Indirect sensing methods, including capacitive, ERH, dielectric, radio-frequency, microwave, and optical techniques, dominate current research due to their practicality and suitability for remote monitoring. Capacitive and ERH-based approaches remain widely used because of their low cost and simplicity; however, their limited accuracy and sensitivity to environmental variability highlight the shortcomings of single-parameter moisture sensing. Increasing evidence indicates that moisture content alone is insufficient to reliably assess grain quality under heterogeneous storage conditions.
A major trend identified in this review is the adoption of multisensor systems that integrate temperature, relative humidity, and carbon dioxide measurements. Among these parameters, CO2 has emerged as a robust indicator of grain respiration and early quality deterioration, often providing more reliable insight than temperature and humidity alone. Machine learning models, particularly artificial neural networks and random forest algorithms, have been widely applied to interpret multisensor data and demonstrate strong predictive performance.
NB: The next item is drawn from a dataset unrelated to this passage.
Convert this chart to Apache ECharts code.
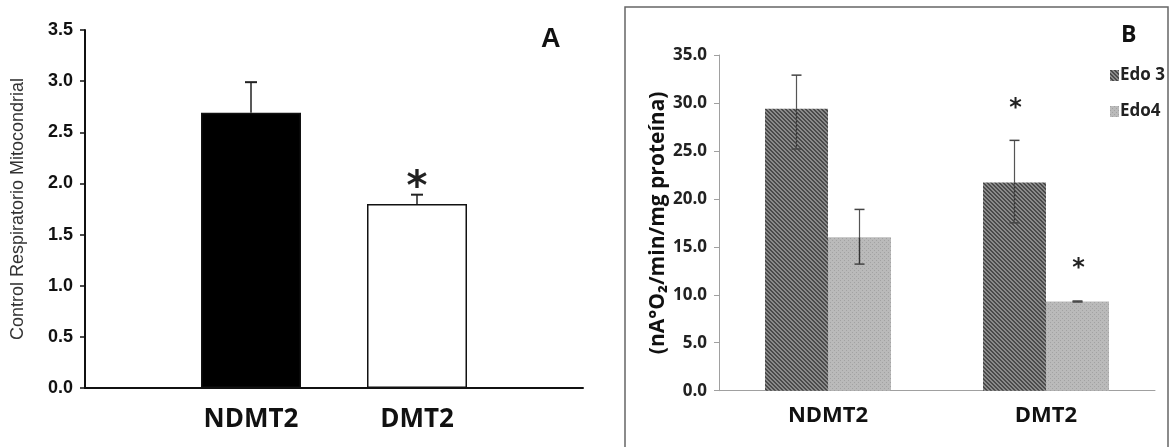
<!DOCTYPE html>
<html>
<head>
<meta charset="utf-8">
<script src="https://cdn.jsdelivr.net/npm/echarts@6/dist/echarts.min.js"></script>
<style>
  html, body { margin: 0; padding: 0; background: #fff; }
  #chart { width: 1173px; height: 447px; }
</style>
</head>
<body>
<div id="chart"></div>
<script>
// panel A
const categoriesA = ['', 'NDMT2', 'DMT2', '']
const valuesA = [null, 2.69, 1.80, null]
const errHighA = [null, 2.99, 1.89, null]
const sigA = ['', '', '*', '']
const ticksA = { min: 0, max: 3.5, interval: 0.5 }

// panel B
const categoriesB = ['NDMT2', 'DMT2']
const edo3 = [29.4, 21.7]
const edo3Low = [25.2, 17.5]
const edo3High = [32.9, 26.1]
const edo4 = [16.0, 9.3]
const edo4Low = [13.2, 9.25]
const edo4High = [18.9, 9.35]
const sigEdo3 = ['', '*']
const sigEdo4 = ['', '*']
const ticksB = { min: 0, max: 35, interval: 5 }

const fillA = ['#000', '#000', '#fff', '#fff']
const barWB = 63

function pattern (bg, fg, diag) {
  const c = document.createElement('canvas')
  c.width = 4
  c.height = 4
  const ctx = c.getContext('2d')
  ctx.fillStyle = bg
  ctx.fillRect(0, 0, 4, 4)
  ctx.fillStyle = fg
  for (let i = 0; i < 4; i++) {
    if (diag) {
      ctx.fillRect(i, i, 1, 1)
      ctx.fillRect((i + 1) % 4, i, 1, 1)
    } else if (i % 2 === 0) {
      ctx.fillRect((i * 3) % 4, i, 1, 1)
    }
  }
  return { image: c, repeat: 'repeat' }
}

const hatchEdo3 = pattern('#8a8a8a', '#4a4a4a', true)
const dotsEdo4 = pattern('#bababa', '#a2a2a2', false)

// error bar for panel A: only the upper whisker
function errorA (params, api) {
  const i = api.value(0)
  const top = api.coord([i, api.value(1)])
  const hi = api.coord([i, api.value(2)])
  const x = top[0]
  const children = [
    { type: 'line', shape: { x1: x, y1: top[1], x2: x, y2: hi[1] }, style: { stroke: '#222', lineWidth: 1.5 } },
    { type: 'line', shape: { x1: x - 6, y1: hi[1], x2: x + 6, y2: hi[1] }, style: { stroke: '#222', lineWidth: 2 } }
  ]
  const s = sigA[i]
  if (s) {
    children.push({ type: 'text', style: { text: s, x: x, y: hi[1] + 14, align: 'center', verticalAlign: 'bottom', fontSize: 40, fontWeight: 'bold', fontFamily: 'DejaVu Sans', fill: '#222' } })
  }
  return { type: 'group', children: children }
}

function errorB (offset, sig, innerDash) {
  return function (params, api) {
    const i = api.value(0)
    const v = api.coord([i, api.value(1)])
    const lo = api.coord([i, api.value(2)])
    const hi = api.coord([i, api.value(3)])
    const x = v[0] + offset
    const children = [
      { type: 'line', shape: { x1: x, y1: v[1], x2: x, y2: hi[1] }, style: { stroke: '#555', lineWidth: 1.2 } },
      { type: 'line', shape: { x1: x, y1: v[1], x2: x, y2: lo[1] }, style: { stroke: '#333', lineWidth: 1.4, lineDash: innerDash ? [2, 2] : null } },
      { type: 'line', shape: { x1: x - 5, y1: hi[1], x2: x + 5, y2: hi[1] }, style: { stroke: '#444', lineWidth: 1.5 } },
      { type: 'line', shape: { x1: x - 5, y1: lo[1], x2: x + 5, y2: lo[1] }, style: { stroke: '#444', lineWidth: 1.5 } }
    ]
    const s = sig[i]
    if (s) {
      children.push({ type: 'text', style: { text: s, x: x + 1, y: hi[1] - 20, align: 'center', verticalAlign: 'bottom', fontSize: 24, fontWeight: 'bold', fontFamily: 'DejaVu Sans', fill: '#222' } })
    }
    return { type: 'group', children: children }
  }
}

const chart = echarts.init(document.getElementById('chart'), null, { renderer: 'canvas' })

chart.setOption({
  animation: false,
  backgroundColor: '#fff',
  textStyle: { fontFamily: 'Open Sans' },
  graphic: [
    { type: 'rect', shape: { x: 625, y: 7, width: 543, height: 460 }, style: { fill: 'none', stroke: '#666', lineWidth: 1.5 } },
    { type: 'text', left: 541, top: 26, style: { text: 'A', fontSize: 27, fontWeight: 'bold', fontFamily: 'Liberation Sans', fill: '#111' } },
    { type: 'text', left: 1121, top: 24, style: { text: 'B', fontSize: 23, fontWeight: 'bold', fontFamily: 'Open Sans', fill: '#111' } }
  ],
  legend: {
    data: ['Edo 3', 'Edo4'],
    orient: 'vertical',
    left: 1105,
    top: 62,
    itemWidth: 9,
    itemHeight: 11,
    itemGap: 19,
    itemStyle: { borderWidth: 0 },
    icon: 'rect',
    textStyle: { fontSize: 17, fontWeight: 'bold', color: '#222', fontFamily: 'Open Sans', padding: [0, 0, 0, -4] }
  },
  grid: [
    { left: 85, right: 590, top: 30, bottom: 59 },
    { left: 719, right: 18, top: 55, bottom: 56.3 }
  ],
  xAxis: [{
    gridIndex: 0,
    type: 'category',
    data: categoriesA,
    boundaryGap: false,
    axisLine: { lineStyle: { color: '#111', width: 2 } },
    axisTick: { show: false },
    axisLabel: { margin: 19, fontSize: 26, fontWeight: 'bold', color: '#111', fontFamily: 'Open Sans' }
  }, {
    gridIndex: 1,
    type: 'category',
    data: categoriesB,
    axisLine: { lineStyle: { color: '#a0a0a0', width: 1 } },
    axisTick: { length: 6, lineStyle: { color: '#a0a0a0' } },
    axisLabel: { margin: 14, fontSize: 22, fontWeight: 'bold', color: '#111', fontFamily: 'Open Sans' }
  }],
  yAxis: [{
    gridIndex: 0,
    type: 'value',
    min: ticksA.min,
    max: ticksA.max,
    interval: ticksA.interval,
    name: 'Control Respiratorio Mitocondrial',
    nameLocation: 'middle',
    nameGap: 58,
    nameTextStyle: { fontSize: 18, color: '#333', fontFamily: 'Liberation Sans' },
    axisLine: { show: true, lineStyle: { color: '#111', width: 2 } },
    axisTick: { show: true, length: 5, lineStyle: { color: '#111', width: 1.5 } },
    splitLine: { show: false },
    axisLabel: { margin: 12, fontSize: 18, fontWeight: 'bold', color: '#111', fontFamily: 'Liberation Sans', formatter: v => v.toFixed(1) }
  }, {
    gridIndex: 1,
    type: 'value',
    min: ticksB.min,
    max: ticksB.max,
    interval: ticksB.interval,
    name: '(nA°O₂/min/mg proteína)',
    nameLocation: 'middle',
    nameGap: 50,
    nameTextStyle: { fontSize: 21, fontWeight: 'bold', color: '#111', fontFamily: 'Open Sans' },
    axisLine: { show: true, lineStyle: { color: '#a0a0a0', width: 1 } },
    axisTick: { show: true, length: 5, lineStyle: { color: '#a0a0a0' } },
    splitLine: { show: false },
    axisLabel: { margin: 12, fontSize: 17, fontWeight: 'bold', color: '#222', fontFamily: 'Open Sans', formatter: v => v.toFixed(1) }
  }],
  series: [{
    type: 'bar',
    xAxisIndex: 0,
    yAxisIndex: 0,
    barWidth: 100,
    data: valuesA.map((v, i) => ({ value: v, itemStyle: { color: fillA[i], borderColor: '#111', borderWidth: 1.5 } }))
  }, {
    type: 'custom',
    xAxisIndex: 0,
    yAxisIndex: 0,
    z: 5,
    renderItem: errorA,
    encode: { x: 0, y: 1 },
    data: valuesA.map((v, i) => [i, v, errHighA[i]]).filter(d => d[1] !== null)
  }, {
    name: 'Edo 3',
    type: 'bar',
    xAxisIndex: 1,
    yAxisIndex: 1,
    barWidth: barWB,
    barGap: '0%',
    itemStyle: { color: hatchEdo3 },
    data: edo3
  }, {
    name: 'Edo4',
    type: 'bar',
    xAxisIndex: 1,
    yAxisIndex: 1,
    barWidth: barWB,
    barGap: '0%',
    itemStyle: { color: dotsEdo4 },
    data: edo4
  }, {
    type: 'custom',
    xAxisIndex: 1,
    yAxisIndex: 1,
    z: 5,
    renderItem: errorB(-barWB / 2, sigEdo3, true),
    encode: { x: 0, y: 1 },
    data: categoriesB.map((c, i) => [i, edo3[i], edo3Low[i], edo3High[i]])
  }, {
    type: 'custom',
    xAxisIndex: 1,
    yAxisIndex: 1,
    z: 5,
    renderItem: errorB(barWB / 2, sigEdo4, false),
    encode: { x: 0, y: 1 },
    data: categoriesB.map((c, i) => [i, edo4[i], edo4Low[i], edo4High[i]])
  }]
})
</script>
</body>
</html>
Nevertheless, their reliability depends heavily on sensor calibration quality, dataset representativeness, and validation strategies.
Despite significant progress, challenges related to cost, long-term stability, environmental sensitivity, and the lack of standardized calibration protocols continue to hinder large-scale implementation, especially in developing regions. Overall, this review emphasizes that future advances in grain storage monitoring will rely on integrated, intelligent sensing frameworks rather than isolated moisture sensors. Such systems have strong potential to reduce post-harvest losses, extend storage life, and support food security through accurate, real-time decision support.